The goal is to design a Suffix trie with edges labelled by single letters and that can be stored in linear space without the word itself. This is done by adding extra nodes and a few elements to the Suffix tree.

A node of the Suffix trie of $y$ is identified to the factor of $y$ that labels the path from the root to the node. Nodes in the linear Suffix trie $\LST(y)$ that are not in the Suffix tree $\aSTree(y)$ are of the form $au$, where $a$ is a letter and $u$ is a node of $\aSTree(y)$. That is, denoting by $s$ the suffix link of the tree, $s(au)=u$. When nodes are added to $\aSTree(y)$ to create $\LST(y)$ edges are relabelled accordingly.

Show the number of extra nodes added to the Suffix tree of a word $y$ to create its linear Suffix trie is less than $|y|$.

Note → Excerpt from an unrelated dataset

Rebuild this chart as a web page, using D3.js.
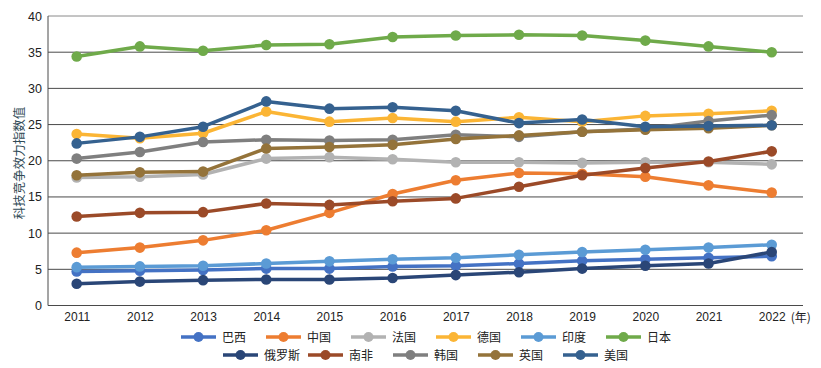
<!DOCTYPE html>
<html><head><meta charset="utf-8">
<script src="https://cdn.jsdelivr.net/npm/d3@7"></script>
<style>
body{margin:0;background:#fff;}
text{font-family:"Liberation Sans",Arial,"Noto Sans CJK SC",sans-serif;}
.cjk{font-family:"Noto Sans CJK SC",sans-serif;}
</style></head>
<body><svg id="c" width="821" height="368"></svg>
<script>
const years = ["2011","2012","2013","2014","2015","2016","2017","2018","2019","2020","2021","2022"];
const yTicks = [0,5,10,15,20,25,30,35,40];
const seriesNames = ["巴西","中国","法国","德国","印度","日本","俄罗斯","南非","韩国","英国","美国"];
const seriesColors = ["#4472C4","#ED7D31","#B2B2B2","#FBB535","#5B9BD5","#6FAA4A","#2A4677","#9B4A28","#7F7F7F","#94733A","#35618F"];
const brazil = [4.7,4.8,4.9,5.1,5.1,5.4,5.5,5.8,6.2,6.4,6.6,6.8];
const china = [7.3,8.0,9.0,10.4,12.8,15.4,17.3,18.3,18.2,17.8,16.6,15.6];
const france = [17.7,17.8,18.1,20.3,20.5,20.2,19.8,19.8,19.7,19.8,19.8,19.5];
const germany = [23.7,23.1,23.8,26.8,25.4,25.9,25.4,26.0,25.4,26.2,26.5,26.9];
const india = [5.3,5.4,5.5,5.8,6.1,6.4,6.6,7.0,7.4,7.7,8.0,8.4];
const japan = [34.4,35.8,35.2,36.0,36.1,37.1,37.3,37.4,37.3,36.6,35.8,35.0];
const russia = [3.0,3.3,3.5,3.6,3.6,3.8,4.2,4.6,5.1,5.5,5.8,7.4];
const southAfrica = [12.3,12.8,12.9,14.1,13.9,14.4,14.8,16.4,18.0,19.0,19.9,21.3];
const korea = [20.3,21.2,22.6,22.9,22.8,22.9,23.6,23.3,24.0,24.4,25.5,26.3];
const uk = [18.0,18.4,18.5,21.7,21.9,22.2,23.0,23.5,24.0,24.3,24.5,24.9];
const usa = [22.4,23.3,24.7,28.2,27.2,27.4,26.9,25.2,25.7,24.7,24.8,24.9];
const seriesValues = [brazil,china,france,germany,india,japan,russia,southAfrica,korea,uk,usa];

const svg = d3.select("#c");
const pLeft = 48, pRight = 803, pTop = 16, pBottom = 305.5;
const x = d3.scalePoint().domain(years).range([76.7, 771.7]);
const y = d3.scaleLinear().domain([0,40]).range([pBottom, pTop]);

// gridlines
svg.append("g").selectAll("line").data(yTicks).join("line")
  .attr("x1", pLeft).attr("x2", pRight)
  .attr("y1", d => y(d)).attr("y2", d => y(d))
  .attr("stroke", d => d === 40 ? "#8a8a8a" : "#4a4a4a").attr("stroke-width", 1);
// left axis line
svg.append("line").attr("x1", pLeft).attr("x2", pLeft).attr("y1", y(40)).attr("y2", y(0))
  .attr("stroke", "#4a4a4a").attr("stroke-width", 1);

// y axis
const yAxis = svg.append("g").attr("transform", `translate(${pLeft},0)`)
  .call(d3.axisLeft(y).tickValues(yTicks).tickSize(0).tickPadding(6));
yAxis.select(".domain").remove();
yAxis.selectAll("text").attr("font-size", 12.5).attr("fill", "#222");

// x axis
const xAxis = svg.append("g").attr("transform", `translate(0,${pBottom})`)
  .call(d3.axisBottom(x).tickSize(0).tickPadding(7));
xAxis.select(".domain").remove();
xAxis.selectAll("text").attr("font-size", 12).attr("fill", "#222");
svg.append("text").attr("class","cjk").attr("x", x("2022") + 19).attr("y", 322)
  .attr("font-size", 12).attr("fill", "#222").text("(年)");

// y title
svg.append("text").attr("class","cjk")
  .attr("transform", "translate(24,163) rotate(-90)")
  .attr("text-anchor", "middle").attr("font-size", 12.5).attr("fill", "#2f4a56")
  .text("科技竞争效力指数值");

// lines
const line = d3.line().x((d,i) => x(years[i])).y(d => y(d));
seriesValues.forEach((vals, k) => {
  const g = svg.append("g");
  g.append("path").datum(vals).attr("d", line).attr("fill", "none")
    .attr("stroke", seriesColors[k]).attr("stroke-width", 3.5).attr("stroke-linejoin", "round");
  g.selectAll("circle").data(vals).join("circle")
    .attr("cx", (d,i) => x(years[i])).attr("cy", d => y(d)).attr("r", 5.3)
    .attr("fill", seriesColors[k]);
});

// legend
const legendRows = [{start:181, y:337, items:[0,1,2,3,4,5]}, {start:223, y:355, items:[6,7,8,9,10]}];
legendRows.forEach(row => {
  row.items.forEach((k, j) => {
    const lx = row.start + j * 85;
    const g = svg.append("g");
    g.append("line").attr("x1", lx).attr("x2", lx + 35).attr("y1", row.y).attr("y2", row.y)
      .attr("stroke", seriesColors[k]).attr("stroke-width", 3.5);
    g.append("circle").attr("cx", lx + 17.5).attr("cy", row.y).attr("r", 5).attr("fill", seriesColors[k]);
    g.append("text").attr("class","cjk").attr("x", lx + 41).attr("y", row.y + 4.5)
      .attr("font-size", 12).attr("fill", "#222").text(seriesNames[k]);
  });
});
</script></body></html>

Labels of edges in $\LST(y)$ are reduced to the first letter of the corresponding factor as follows. If $v$, $|v|\gt 1$, labels the edge from $u$ to $uv$ in $\aSTree(y)$, the label of the associated edge in $\LST(y)$ is the first letter of $v$ and the node $uv$ is marked with the $+$ sign to indicate the actual label is longer.

Design an algorithm that checks if $x$ occurs in $y$ using the linear Suffix trie $\LST(y)$ and runs in time $O(|x|)$ on a fixed alphabet.
Edge labels can be recovered using suffix links.

References

  • M. Crochemore, C. Epifanio, R. Grossi, and F. Mignosi. Linear-size suffix tries. Theor. Comput. Sci., 638:171-178, 2016.
  • D. Hendrian, T. Takagi, and S. Inenaga. Online algorithms for constructing linear-size suffix trie. CoRR, abs/1901.10045, 2019.